## SHORT PROBLEM
Each entry below must be repeated exactly, with pictures left out.

(Entries with chart source code)

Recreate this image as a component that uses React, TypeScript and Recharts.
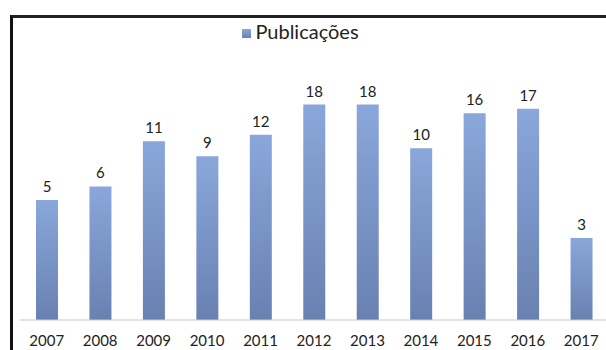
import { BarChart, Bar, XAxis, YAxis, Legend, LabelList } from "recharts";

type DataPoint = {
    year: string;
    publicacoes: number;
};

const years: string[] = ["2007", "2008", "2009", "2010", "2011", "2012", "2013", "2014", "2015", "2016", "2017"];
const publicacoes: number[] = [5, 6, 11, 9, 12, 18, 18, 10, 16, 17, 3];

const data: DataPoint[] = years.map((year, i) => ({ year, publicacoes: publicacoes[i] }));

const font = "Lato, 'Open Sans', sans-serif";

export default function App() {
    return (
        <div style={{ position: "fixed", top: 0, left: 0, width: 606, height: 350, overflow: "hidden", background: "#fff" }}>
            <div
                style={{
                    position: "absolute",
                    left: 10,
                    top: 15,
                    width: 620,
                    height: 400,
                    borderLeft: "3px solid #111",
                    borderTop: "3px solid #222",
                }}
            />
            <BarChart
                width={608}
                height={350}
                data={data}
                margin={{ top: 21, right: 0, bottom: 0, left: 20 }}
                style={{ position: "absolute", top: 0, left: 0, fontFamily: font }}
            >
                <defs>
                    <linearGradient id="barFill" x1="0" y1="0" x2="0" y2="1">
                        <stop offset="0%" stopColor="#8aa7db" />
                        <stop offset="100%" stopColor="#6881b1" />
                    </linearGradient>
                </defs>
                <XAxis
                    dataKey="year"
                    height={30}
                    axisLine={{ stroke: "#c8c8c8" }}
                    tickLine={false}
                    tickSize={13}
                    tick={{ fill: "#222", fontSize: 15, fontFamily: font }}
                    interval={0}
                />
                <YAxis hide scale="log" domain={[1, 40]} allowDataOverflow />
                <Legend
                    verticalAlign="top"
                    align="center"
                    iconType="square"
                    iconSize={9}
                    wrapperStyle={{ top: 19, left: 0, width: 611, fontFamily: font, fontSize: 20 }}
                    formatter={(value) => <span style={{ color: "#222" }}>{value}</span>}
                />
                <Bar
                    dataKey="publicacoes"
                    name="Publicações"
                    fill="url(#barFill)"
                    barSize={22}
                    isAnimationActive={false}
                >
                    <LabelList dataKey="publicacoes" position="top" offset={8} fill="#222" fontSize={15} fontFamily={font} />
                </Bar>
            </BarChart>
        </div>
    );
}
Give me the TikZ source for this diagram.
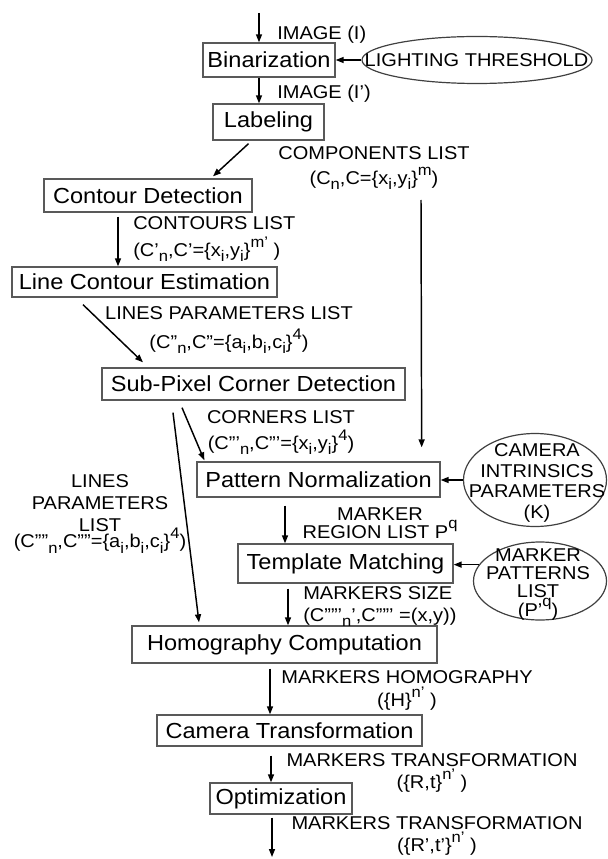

## RESULT OF THE TASK
Recreate this image as a component that uses React, TypeScript and Recharts.
import { BarChart, Bar, XAxis, YAxis, Legend, LabelList } from "recharts";

type DataPoint = {
    year: string;
    publicacoes: number;
};

const years: string[] = ["2007", "2008", "2009", "2010", "2011", "2012", "2013", "2014", "2015", "2016", "2017"];
const publicacoes: number[] = [5, 6, 11, 9, 12, 18, 18, 10, 16, 17, 3];

const data: DataPoint[] = years.map((year, i) => ({ year, publicacoes: publicacoes[i] }));

const font = "Lato, 'Open Sans', sans-serif";

export default function App() {
    return (
        <div style={{ position: "fixed", top: 0, left: 0, width: 606, height: 350, overflow: "hidden", background: "#fff" }}>
            <div
                style={{
                    position: "absolute",
                    left: 10,
                    top: 15,
                    width: 620,
                    height: 400,
                    borderLeft: "3px solid #111",
                    borderTop: "3px solid #222",
                }}
            />
            <BarChart
                width={608}
                height={350}
                data={data}
                margin={{ top: 21, right: 0, bottom: 0, left: 20 }}
                style={{ position: "absolute", top: 0, left: 0, fontFamily: font }}
            >
                <defs>
                    <linearGradient id="barFill" x1="0" y1="0" x2="0" y2="1">
                        <stop offset="0%" stopColor="#8aa7db" />
                        <stop offset="100%" stopColor="#6881b1" />
                    </linearGradient>
                </defs>
                <XAxis
                    dataKey="year"
                    height={30}
                    axisLine={{ stroke: "#c8c8c8" }}
                    tickLine={false}
                    tickSize={13}
                    tick={{ fill: "#222", fontSize: 15, fontFamily: font }}
                    interval={0}
                />
                <YAxis hide scale="log" domain={[1, 40]} allowDataOverflow />
                <Legend
                    verticalAlign="top"
                    align="center"
                    iconType="square"
                    iconSize={9}
                    wrapperStyle={{ top: 19, left: 0, width: 611, fontFamily: font, fontSize: 20 }}
                    formatter={(value) => <span style={{ color: "#222" }}>{value}</span>}
                />
                <Bar
                    dataKey="publicacoes"
                    name="Publicações"
                    fill="url(#barFill)"
                    barSize={22}
                    isAnimationActive={false}
                >
                    <LabelList dataKey="publicacoes" position="top" offset={8} fill="#222" fontSize={15} fontFamily={font} />
                </Bar>
            </BarChart>
        </div>
    );
}
Give me the TikZ source for this diagram.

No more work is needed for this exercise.